• The request: From the listing below, copy word for word every line starting at the one that includes "Give me the matplotlib source for this chart." and ending at the one that includes "ax = fig.add_axes([0.094, 0.278, 0.903, 0.698])"; the pictures are omitted.

((

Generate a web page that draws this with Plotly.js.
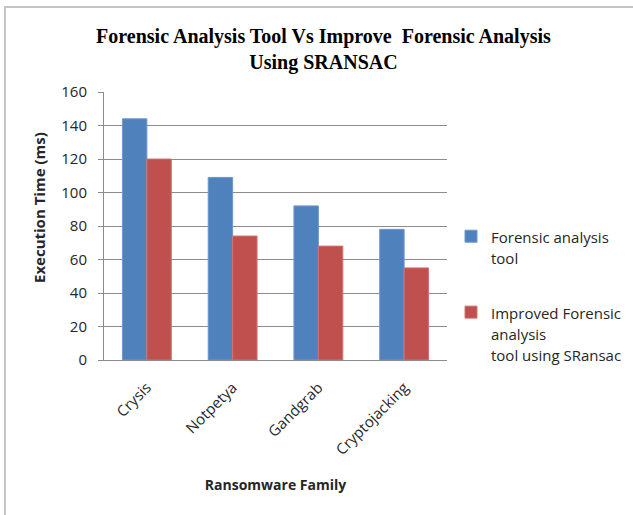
<!DOCTYPE html>
<html>
<head>
<meta charset="utf-8">
<script src="https://cdn.plot.ly/plotly-3.0.1.min.js"></script>
<style>
  html, body { margin: 0; padding: 0; background: #ffffff; }
  #wrap { position: relative; width: 633px; height: 515px; overflow: hidden; }
  #chart { position: absolute; left: 0; top: 0; width: 633px; height: 515px; }
  #frame { position: absolute; left: 4px; top: 6px; width: 700px; height: 600px;
           border-left: 2px solid #c4c4c4; border-top: 2px solid #c4c4c4; pointer-events: none; }
</style>
</head>
<body>
<div id="wrap">
  <div id="chart"></div>
  <div id="frame"></div>
</div>
<script>
// Ransomware families on the category axis
const families = ['Crysis', 'Notpetya', 'Gandgrab', 'Cryptojacking'];

// Execution time (ms) of each tool per family
const forensicTool = [144, 109, 92, 78];
const improvedTool = [120, 74, 68, 55];

// Legend labels (split across lines)
const legendNames = [
  'Forensic analysis<br>tool',
  'Improved Forensic<br>analysis<br>tool using SRansac'
];

const yTicks = [0, 20, 40, 60, 80, 100, 120, 140, 160];

// Legend lines use a tall line height with smaller glyphs
function smallText(s) {
  return s.split('<br>').map(function (p) {
    return '<span style="font-size:15px">' + p + '</span>';
  }).join('<br>');
}

const traces = [
  {
    type: 'bar', x: families, y: forensicTool, name: smallText(legendNames[0]),
    legendgroup: 'a',
    marker: { color: '#4f81bd', line: { color: '#6f97cc', width: 1 } }
  },
  {
    type: 'bar', x: families, y: improvedTool, name: smallText(legendNames[1]),
    legendgroup: 'b',
    marker: { color: '#c0504d', line: { color: '#d07471', width: 1 } }
  }
];

const plotL = 104, plotW = 343, plotT = 92, plotH = 268;

const layout = {
  width: 633, height: 515,
  margin: { l: plotL, r: 633 - plotL - plotW, t: plotT, b: 515 - plotT - plotH, autoexpand: false },
  paper_bgcolor: '#ffffff', plot_bgcolor: '#ffffff',
  barmode: 'group', bargap: 0.43, bargroupgap: 0,
  font: { family: '"Open Sans", sans-serif', color: '#262626' },
  title: {
    text: 'Forensic Analysis Tool Vs Improve \u00a0Forensic Analysis<br>Using SRANSAC',
    font: { family: '"Liberation Serif", "Times New Roman", serif', size: 20, color: '#000000', weight: 'bold' },
    x: 0.511, xref: 'container', xanchor: 'center',
    y: 1 - 43 / 515, yref: 'container', yanchor: 'top'
  },
  xaxis: {
    type: 'category',
    tickangle: -45,
    tickfont: { size: 15, color: '#262626' },
    ticklabelstandoff: 12,
    showline: true, linecolor: '#8c8c8c', linewidth: 1,
    showgrid: false, ticks: '', ticklen: 0,
    title: { text: 'Ransomware Family', font: { size: 14, color: '#262626', weight: 'bold' }, standoff: 22 }
  },
  yaxis: {
    range: [0, 160], tickvals: yTicks, ticktext: yTicks.map(String),
    tickfont: { size: 15, color: '#262626' },
    ticklabelstandoff: 8,
    showline: true, linecolor: '#8c8c8c', linewidth: 1,
    ticks: 'outside', ticklen: 5, tickcolor: '#8c8c8c',
    showgrid: true, gridcolor: '#8c8c8c', gridwidth: 1,
    zeroline: false
  },
  annotations: [
    {
      text: 'Execution Time (ms)', textangle: -90, showarrow: false,
      xref: 'paper', yref: 'paper',
      x: (39 - plotL) / plotW, y: (plotT + plotH - 208) / plotH,
      xanchor: 'center', yanchor: 'middle',
      font: { size: 15, color: '#262626', weight: 'bold' }
    }
  ],
  showlegend: true,
  legend: {
    x: (451 - plotL) / plotW, xanchor: 'left',
    y: (plotT + plotH - 219) / plotH, yanchor: 'top',
    xref: 'paper', yref: 'paper',
    font: { size: 16.5, color: '#262626' },
    valign: 'top',
    traceorder: 'grouped', tracegroupgap: 30,
    bgcolor: 'rgba(0,0,0,0)'
  }
};

Plotly.newPlot('chart', traces, layout, { displayModeBar: false, staticPlot: true });
</script>
</body>
</html>
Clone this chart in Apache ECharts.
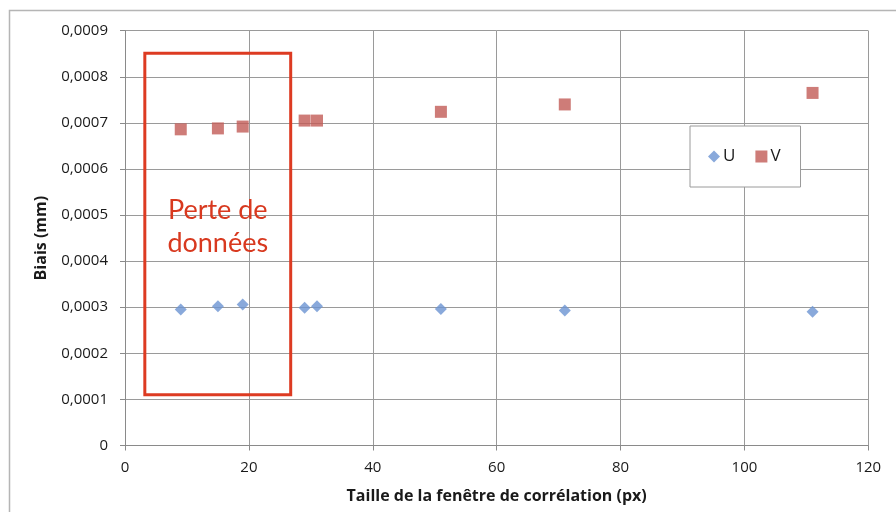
<!DOCTYPE html>
<html>
<head>
<meta charset="utf-8">
<script src="https://cdn.jsdelivr.net/npm/echarts@6/dist/echarts.min.js"></script>
<style>html,body{margin:0;padding:0;background:#fff;}#c{width:896px;height:512px;}</style>
</head>
<body>
<div id="c"></div>
<script>
var xValues = [9, 15, 19, 29, 31, 51, 71, 111];
var uValues = [0.000295, 0.000302, 0.000306, 0.000299, 0.000302, 0.000296, 0.000293, 0.00029];
var vValues = [0.000686, 0.000688, 0.000692, 0.000705, 0.000705, 0.000724, 0.00074, 0.000765];
var yTicks = [0, 0.0001, 0.0002, 0.0003, 0.0004, 0.0005, 0.0006, 0.0007, 0.0008, 0.0009];
var xTicks = [0, 20, 40, 60, 80, 100, 120];
var zoneX = [3.2, 26.75];
var zoneY = [0.00011, 0.000851];
var zoneLabel = 'Perte de\ndonnées';

var chart = echarts.init(document.getElementById('c'));
function pairs(xs, ys){ return xs.map(function(x,i){ return [x, ys[i]]; }); }
var font = 'Open Sans, Lato, sans-serif';
chart.setOption({
  animation: false,
  backgroundColor: '#fff',
  textStyle: { fontFamily: font },
  grid: { left: 125, right: 27.7, top: 30.7, bottom: 66.5 },
  xAxis: {
    type: 'value', min: xTicks[0], max: xTicks[xTicks.length-1], interval: 20,
    name: 'Taille de la fenêtre de corrélation (px)', nameLocation: 'middle', nameGap: 43,
    nameTextStyle: { fontSize: 16, fontWeight: 'bold', color: '#1a1a1a', fontFamily: font },
    axisLine: { lineStyle: { color: '#8a8a8a', width: 1 } },
    axisTick: { show: true, length: 5, lineStyle: { color: '#8a8a8a' } },
    axisLabel: { fontSize: 15, color: '#1a1a1a', margin: 15, fontFamily: font },
    splitLine: { show: true, lineStyle: { color: '#9a9a9a', width: 1 } }
  },
  yAxis: {
    type: 'value', min: yTicks[0], max: yTicks[yTicks.length-1], interval: 0.0001,
    name: 'Biais (mm)', nameLocation: 'middle', nameGap: 76, nameRotate: 90,
    nameTextStyle: { fontSize: 16, fontWeight: 'bold', color: '#1a1a1a', fontFamily: font },
    axisLine: { show: true, lineStyle: { color: '#8a8a8a', width: 1 } },
    axisTick: { show: true, length: 5, lineStyle: { color: '#8a8a8a' } },
    axisLabel: { fontSize: 15, color: '#1a1a1a', margin: 17, fontFamily: font,
      formatter: function(v){ return v === 0 ? '0' : v.toFixed(4).replace('.', ','); } },
    splitLine: { show: true, lineStyle: { color: '#9a9a9a', width: 1 } }
  },
  legend: {
    left: 690, top: 126, orient: 'horizontal',
    padding: [22, 20, 22, 18], itemGap: 20, itemWidth: 12, itemHeight: 12,
    borderColor: '#9a9a9a', borderWidth: 1, backgroundColor: '#fff',
    textStyle: { fontSize: 17, color: '#1a1a1a', fontFamily: font, padding: [3,0,0,-2] },
    data: [{ name: 'U', icon: 'diamond' }, { name: 'V', icon: 'rect' }]
  },
  graphic: [{
    type: 'rect', shape: { x: 9.5, y: 10.5, width: 900, height: 520 },
    style: { fill: 'none', stroke: '#b5b5b5', lineWidth: 1.5 }, silent: true, z: -1
  }],
  series: [{
    name: 'U', type: 'scatter', symbol: 'diamond', symbolSize: 12,
    itemStyle: { color: '#6b93d2' },
    data: pairs(xValues, uValues),
    markArea: {
      silent: true,
      itemStyle: { color: 'rgba(0,0,0,0)', borderColor: '#dd3b22', borderWidth: 3 },
      label: { show: true, position: 'inside', formatter: zoneLabel, color: '#d8391f',
        fontSize: 27, lineHeight: 33, fontFamily: 'Lato, Open Sans, sans-serif', align: 'center',
        offset: [0, 3] },
      data: [[{ coord: [zoneX[0], zoneY[1]] }, { coord: [zoneX[1], zoneY[0]] }]]
    }
  }, {
    name: 'V', type: 'scatter', symbol: 'rect', symbolSize: 12,
    itemStyle: { color: '#c25b56' },
    data: pairs(xValues, vValues)
  }]
});
</script>
</body>
</html>
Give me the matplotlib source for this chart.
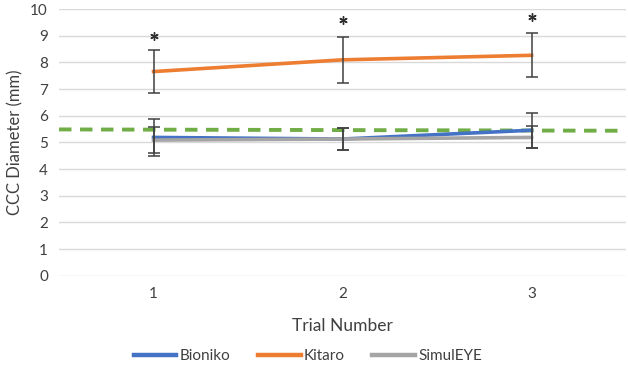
import numpy as np
import matplotlib.pyplot as plt

trials = ["1", "2", "3"]
bioniko = [5.19, 5.13, 5.46]
bioniko_err = [0.70, 0.42, 0.65]
kitaro = [7.66, 8.10, 8.27]
kitaro_err = [0.79, 0.87, 0.83]
simuleye = [5.09, 5.13, 5.19]
simuleye_err = [0.50, 0.42, 0.41]
ref_line = [5.49, 5.44]
star_pos = [9.0, 9.6, 9.7]

plt.rcParams['font.family'] = ['Lato', 'DejaVu Sans']

fig = plt.figure(figsize=(6.28, 3.82), dpi=100)
ax = fig.add_axes([0.094, 0.278, 0.903, 0.698])

x = np.arange(1, len(trials) + 1)
ax.plot([0.5, 3.5], ref_line, color='#70ad47', lw=2.8, ls=(0, (3.2, 2.2)), zorder=2)

for y, err, c, lab in [(bioniko, bioniko_err, '#4472c4', 'Bioniko'),
                       (kitaro, kitaro_err, '#ed7d31', 'Kitaro'),
                       (simuleye, simuleye_err, '#a5a5a5', 'SimulEYE')]:
    ax.plot(x, y, color=c, lw=2.6, label=lab, zorder=3)
    ax.errorbar(x, y, yerr=err, fmt='none', ecolor='#404040', elinewidth=1.1,
                capsize=4, capthick=1.1, zorder=4)

# significance asterisks
ax.plot(x, star_pos, ls='none', marker=(6, 2, 0), ms=6, mew=1.0, color='#303030')

ax.set_xlim(0.5, 3.5)
ax.set_ylim(0, 10)
ax.set_yticks(range(0, 11))
ax.set_xticks(x)
ax.set_xticklabels(trials)
ax.grid(axis='y', color='#d9d9d9', lw=1)
ax.set_axisbelow(True)
for s in ax.spines.values():
    s.set_visible(False)
ax.tick_params(length=0, labelsize=11, colors='#404040', pad=8)
ax.set_xlabel("Trial Number", fontsize=12.5, color='#404040', labelpad=12)
ax.set_ylabel("CCC Diameter (mm)", fontsize=12, color='#404040', labelpad=5)

leg = fig.legend(loc='center', bbox_to_anchor=(0.49, 0.068), ncol=3, frameon=False,
                 fontsize=11, handlelength=2.8, handletextpad=0.2, columnspacing=1.8,
                 labelcolor='#404040')
for l in leg.get_lines():
    l.set_linewidth(3.2)

fig.savefig("out.png", dpi=100)
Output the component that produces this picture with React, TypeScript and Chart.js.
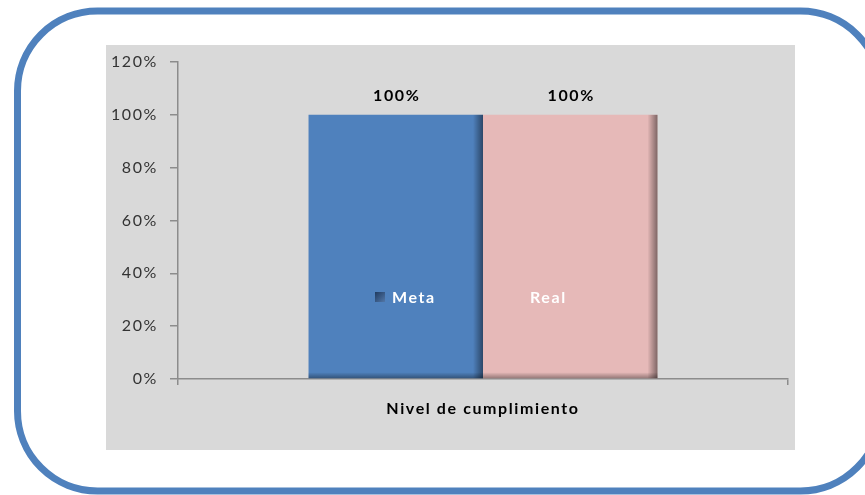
import React, { useEffect, useRef } from "react";
import { Chart, registerables } from "chart.js";
Chart.register(...registerables);

const categories = ["Nivel de cumplimiento"];
const seriesNames = ["Meta", "Real"];
const metaValues = [1.0];
const realValues = [1.0];
const yTicks = [0, 0.2, 0.4, 0.6, 0.8, 1.0, 1.2];

const FONT = "Lato, 'Open Sans', sans-serif";
const META_COLOR = "#4f81bd";
const REAL_COLOR = "#e6b9b8";
const SPACING = "1.6px";

export default function App() {
  const ref = useRef<HTMLCanvasElement>(null);
  useEffect(() => {
    document.body.style.margin = "0";
    const canvas = ref.current!;

    const framePlugin = {
      id: "frame",
      beforeDraw(chart: any) {
        const ctx = chart.ctx;
        ctx.save();
        ctx.fillStyle = "#ffffff";
        ctx.fillRect(0, 0, chart.width, chart.height);
        ctx.fillStyle = "#d9d9d9";
        ctx.fillRect(106, 45, 689, 405);
        ctx.strokeStyle = "#4f81bd";
        ctx.lineWidth = 7;
        ctx.beginPath();
        ctx.roundRect(17.5, 11, 863, 480, 80);
        ctx.stroke();
        ctx.restore();
        ctx.letterSpacing = SPACING;
      },
    };

    const shadePlugin = {
      id: "shade",
      afterDatasetsDraw(chart: any) {
        const ctx = chart.ctx;
        ctx.save();
        chart.data.datasets.forEach((_ds: any, di: number) => {
          const meta = chart.getDatasetMeta(di);
          meta.data.forEach((el: any) => {
            const { x, y, base, width } = el.getProps(["x", "y", "base", "width"], true);
            const left = x - width / 2;
            const right = x + width / 2;
            const sw = 10;
            const g = ctx.createLinearGradient(right - sw, 0, right, 0);
            g.addColorStop(0, "rgba(0,0,0,0)");
            g.addColorStop(1, "rgba(0,0,0,0.45)");
            ctx.fillStyle = g;
            ctx.fillRect(right - sw, y, sw, base - y);
            const bh = 6;
            const g2 = ctx.createLinearGradient(0, base - bh, 0, base);
            g2.addColorStop(0, "rgba(0,0,0,0)");
            g2.addColorStop(1, "rgba(0,0,0,0.35)");
            ctx.fillStyle = g2;
            ctx.fillRect(left, base - bh, width, bh);
            const v = chart.data.datasets[di].data[0];
            ctx.letterSpacing = SPACING;
            ctx.fillStyle = "#000";
            ctx.font = `bold 16px ${FONT}`;
            ctx.textAlign = "center";
            ctx.textBaseline = "middle";
            ctx.fillText(Math.round(v * 100) + "%", x + 1, y - 19);
          });
        });
        ctx.restore();
      },
    };

    const legendPlugin = {
      id: "inlineLegend",
      afterDraw(chart: any) {
        const ctx = chart.ctx;
        const ca = chart.chartArea;
        const cx = (ca.left + ca.right) / 2;
        const cy = ca.top + 235;
        ctx.save();
        ctx.letterSpacing = SPACING;
        ctx.font = `bold 16px ${FONT}`;
        ctx.textBaseline = "middle";
        ctx.textAlign = "left";
        const items = [
          { x: cx - 108, color: ["#1f3a5f", "#5277a8"] },
          { x: cx + 30, color: [REAL_COLOR, REAL_COLOR] },
        ];
        seriesNames.forEach((name, i) => {
          const it = items[i];
          const g = ctx.createLinearGradient(it.x, cy - 5, it.x + 10, cy + 5);
          g.addColorStop(0, it.color[0]);
          g.addColorStop(1, it.color[1]);
          ctx.fillStyle = g;
          ctx.fillRect(it.x, cy - 5, 10, 10);
          ctx.fillStyle = "#ffffff";
          ctx.fillText(name, it.x + 17, cy + 1);
        });
        ctx.restore();
      },
    };

    const chart = new Chart(canvas, {
      type: "bar",
      data: {
        labels: categories,
        datasets: [
          { label: seriesNames[0], data: metaValues, backgroundColor: META_COLOR, borderWidth: 0 },
          { label: seriesNames[1], data: realValues, backgroundColor: REAL_COLOR, borderWidth: 0 },
        ],
      },
      options: {
        responsive: false,
        animation: false,
        layout: { padding: { left: 105, right: 77, top: 62, bottom: 66 } },
        datasets: { bar: { categoryPercentage: 0.572, barPercentage: 1 } },
        plugins: { legend: { display: false }, tooltip: { enabled: false } },
        scales: {
          x: {
            offset: true,
            grid: { display: true, drawOnChartArea: false, offset: true, tickLength: 6, color: "#8c8c8c", lineWidth: 1.5 },
            border: { display: true, color: "#8c8c8c", width: 1.5 },
            ticks: { font: { family: FONT, size: 16, weight: "bold" }, color: "#000", padding: 14 },
            afterFit(scale: any) { scale.height = 50; },
          },
          y: {
            min: 0,
            max: 1.2,
            afterBuildTicks(scale: any) { scale.ticks = yTicks.map((v) => ({ value: v })); },
            ticks: {
              callback: (v: any) => Math.round(Number(v) * 100) + "%",
              font: { family: FONT, size: 16 },
              color: "#333",
              padding: 12,
            },
            grid: { drawOnChartArea: false, tickLength: 8, color: "#8c8c8c", lineWidth: 1.5 },
            border: { color: "#8c8c8c", width: 1.5 },
            afterFit(scale: any) { scale.width = 73; },
          },
        },
      },
      plugins: [framePlugin, shadePlugin, legendPlugin],
    });
    return () => chart.destroy();
  }, []);
  return <canvas ref={ref} width={865} height={495} style={{ display: "block" }} />;
}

))

• Solution to this problem:
Give me the matplotlib source for this chart.
import numpy as np
import matplotlib.pyplot as plt

trials = ["1", "2", "3"]
bioniko = [5.19, 5.13, 5.46]
bioniko_err = [0.70, 0.42, 0.65]
kitaro = [7.66, 8.10, 8.27]
kitaro_err = [0.79, 0.87, 0.83]
simuleye = [5.09, 5.13, 5.19]
simuleye_err = [0.50, 0.42, 0.41]
ref_line = [5.49, 5.44]
star_pos = [9.0, 9.6, 9.7]

plt.rcParams['font.family'] = ['Lato', 'DejaVu Sans']

fig = plt.figure(figsize=(6.28, 3.82), dpi=100)
ax = fig.add_axes([0.094, 0.278, 0.903, 0.698])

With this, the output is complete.